If you’re getting by with just a handful of versatile pairs, that’s minimalism in practice.

I noticed this on a trip to Japan. I was struck by how many people seemed to rotate through only a few well-made pairs.

It wasn’t about deprivation; it was about choosing quality over quantity.

That lesson stuck with me, and I’ve been trimming my own shoe collection ever since.

5. Wall-to-wall décor

Some homes are covered with framed prints, shelves of knick-knacks, and decorative accents on every flat surface.

Minimalists go the other way. They value negative space. They see a bare wall not as something that needs fixing, but as something intentional.

As Dieter Rams put it in his Ten Principles of Good Design, “Good design is as little design as possible.”
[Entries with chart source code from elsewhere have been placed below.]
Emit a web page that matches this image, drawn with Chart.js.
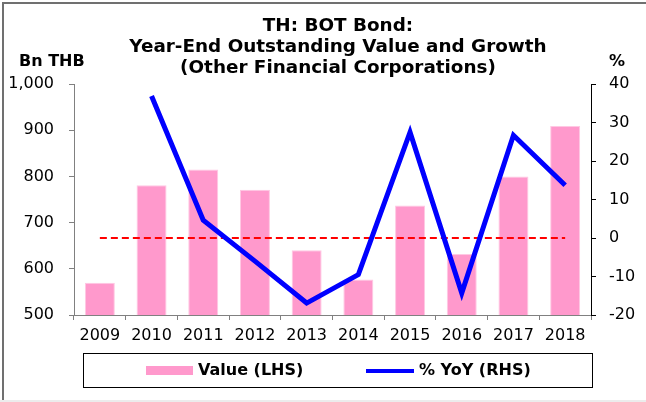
<!DOCTYPE html>
<html>
<head>
<meta charset="utf-8">
<script src="https://cdn.jsdelivr.net/npm/chart.js@4/dist/chart.umd.min.js"></script>
<style>
  html, body { margin: 0; padding: 0; background: #fff; }
  #wrap { position: relative; width: 646px; height: 402px; overflow: hidden; font-family: "DejaVu Sans", sans-serif; color: #000; }
  #frame { position: absolute; left: 2px; top: 2px; width: 650px; height: 398px; border-left: 2px solid #707070; border-top: 2px solid #707070; box-sizing: border-box; }
  #bottomline { position: absolute; left: 0; top: 400px; width: 646px; height: 2px; background: #ececec; }
  canvas { position: absolute; left: 0; top: 0; }
  .t { position: absolute; font-weight: bold; font-size: 16px; white-space: nowrap; line-height: 16px; }
  #title { position: absolute; left: 138px; width: 400px; top: 15px; text-align: center; font-weight: bold; font-size: 17px; line-height: 21px; white-space: nowrap; transform: scaleX(1.08); transform-origin: 200px 0; }
  #legend { position: absolute; left: 83px; top: 353px; width: 510px; height: 35px; border: 1px solid #000; box-sizing: border-box; background: #fff; }
  .sw { position: absolute; }
  .lt { position: absolute; top: 8px; font-weight: bold; font-size: 16px; line-height: 16px; white-space: nowrap; }
</style>
</head>
<body>
<div id="wrap">
  <canvas id="c" width="646" height="402"></canvas>
  <div id="frame"></div>
  <div id="bottomline"></div>
  <div id="title"></div>
  <div class="t" id="lunit" style="left:19px; top:53px;"></div>
  <div class="t" id="runit" style="left:609px; top:53px;"></div>
  <div id="legend"></div>
</div>
<script>
const titleLines = ["TH: BOT Bond:", "Year-End Outstanding Value and Growth", "(Other Financial Corporations)"];
const leftUnit = "Bn THB";
const rightUnit = "%";
const years = ["2009", "2010", "2011", "2012", "2013", "2014", "2015", "2016", "2017", "2018"];
const valueLHS = [570, 781, 815, 771, 640, 577, 737, 632, 800, 909];
const yoyRHS = [null, 36.9, 4.6, -6.0, -16.9, -9.5, 27.5, -14.3, 26.7, 13.7];
const zeroLine = [0, 0, 0, 0, 0, 0, 0, 0, 0, 0];
const leftTicks = [500, 600, 700, 800, 900, 1000];
const rightTicks = [-20, -10, 0, 10, 20, 30, 40];
const seriesNames = ["Value (LHS)", "% YoY (RHS)"];

document.getElementById('title').innerHTML = titleLines.map(s => '<div>' + s + '</div>').join('');
document.getElementById('lunit').textContent = leftUnit;
document.getElementById('runit').textContent = rightUnit;

const pink = '#FF99CC';
const blue = '#0000FF';

Chart.defaults.font.family = '"DejaVu Sans", sans-serif';
Chart.defaults.font.size = 16;
Chart.defaults.color = '#000';

const chart = new Chart(document.getElementById('c'), {
  data: {
    labels: years,
    datasets: [
      { type: 'line', label: seriesNames[1], data: yoyRHS, yAxisID: 'y1', borderColor: blue, borderWidth: 5,
        pointRadius: 0, tension: 0, fill: false, order: 0, spanGaps: false, borderJoinStyle: 'miter' },
      { type: 'line', label: 'zero', data: zeroLine, yAxisID: 'y1', borderColor: '#FF0000', borderWidth: 2,
        borderDash: [7, 4], pointRadius: 0, tension: 0, fill: false, order: 1 },
      { type: 'bar', label: seriesNames[0], data: valueLHS, yAxisID: 'y', backgroundColor: pink,
        borderColor: '#FFC8E3', borderWidth: 1, barPercentage: 0.58, categoryPercentage: 1.0, order: 2 }
    ]
  },
  options: {
    responsive: false,
    animation: false,
    devicePixelRatio: 1,
    layout: { padding: { top: 84, left: 0, right: 0, bottom: 0 } },
    plugins: { legend: { display: false }, title: { display: false }, tooltip: { enabled: false } },
    scales: {
      x: {
        offset: true,
        grid: { offset: true, drawOnChartArea: false, drawTicks: true, tickLength: 5, color: '#808080' },
        border: { color: '#808080', width: 1 },
        ticks: { padding: 6, maxRotation: 0, autoSkip: false },
        afterFit: s => { s.height = 87; }
      },
      y: {
        position: 'left', min: 500, max: 1000,
        afterBuildTicks: s => { s.ticks = leftTicks.map(v => ({ value: v })); },
        grid: { drawOnChartArea: false, drawTicks: true, tickLength: 5, color: '#808080' },
        border: { color: '#808080', width: 1 },
        ticks: { padding: 15, callback: v => v.toLocaleString('en-US') },
        afterFit: s => { s.width = 74; }
      },
      y1: {
        position: 'right', min: -20, max: 40,
        afterBuildTicks: s => { s.ticks = rightTicks.map(v => ({ value: v })); },
        grid: { drawOnChartArea: false, drawTicks: true, tickLength: 5, color: '#000' },
        border: { color: '#000', width: 1 },
        ticks: { padding: 13 },
        afterFit: s => { s.width = 55; }
      }
    }
  }
});

// Legend built from the chart's own datasets
const legend = document.getElementById('legend');
const barDs = chart.data.datasets[2];
const lineDs = chart.data.datasets[0];
legend.innerHTML =
  '<div class="sw" style="left:62px; top:12px; width:47px; height:9px; background:' + barDs.backgroundColor + '"></div>' +
  '<div class="lt" style="left:114px;">' + barDs.label + '</div>' +
  '<div class="sw" style="left:282px; top:15px; width:48px; height:4px; background:' + lineDs.borderColor + '"></div>' +
  '<div class="lt" style="left:335px;">' + lineDs.label + '</div>';
</script>
</body>
</html>
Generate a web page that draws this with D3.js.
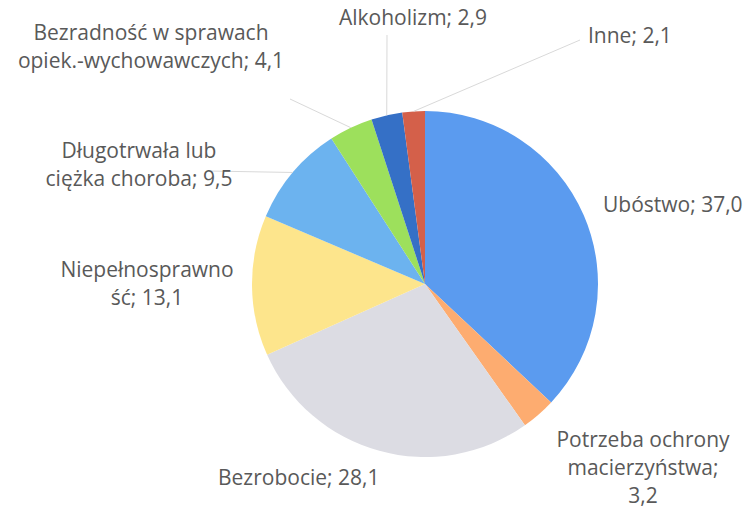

If your walls are sparse, it’s not because you haven’t finished decorating—it’s because you’re done.

6. A closet full of “someday” clothes

Be honest with yourself: how many items in your closet haven’t been worn in the past year?

For minimalists, the number is very low.

I once did a clothing audit where I wore only what was in my current rotation for 30 days. Everything untouched at the end went straight into a donation bag.

If you don’t have a collection of “maybe one day” clothes, it probably means you’ve already internalized that practice.

Your closet is leaner—and your mornings are easier.

7. A pile of unread magazines or books

There’s a certain pride in a big bookshelf or a tall stack of unread magazines. But it also carries a certain weight: the guilt of “I’ll get to that someday.”

If you’ve kept your shelves light—or if you only buy a book when you’re ready to read it—you’ve made a minimalist choice.

This is backed by behavioral science. Studies suggest that visible piles of unfinished reading create what’s known as the “Zeigarnik effect”: your brain keeps nagging you about incomplete tasks.

Minimalists solve that by never letting the pile grow in the first place.

8. A junk drawer

Most homes have one. You know the one I’m talking about.

It’s where batteries, rubber bands, old receipts, and random keys go to die.

If you don’t have a junk drawer, it’s not because you’re a superhero of organization—it’s because you’ve chosen not to keep things “just because.”

That single missing drawer is one of the clearest signs of minimalist living.

The bottom line

Minimalism isn’t about owning nothing. It’s about owning intentionally.

If these eight items are missing from your home, it’s a sign that you’ve already embraced a style that’s simpler, more purposeful, and less cluttered than most.

And here’s the thing: you might not even call yourself a minimalist.

But your choices—what you’ve left out—already speak for you.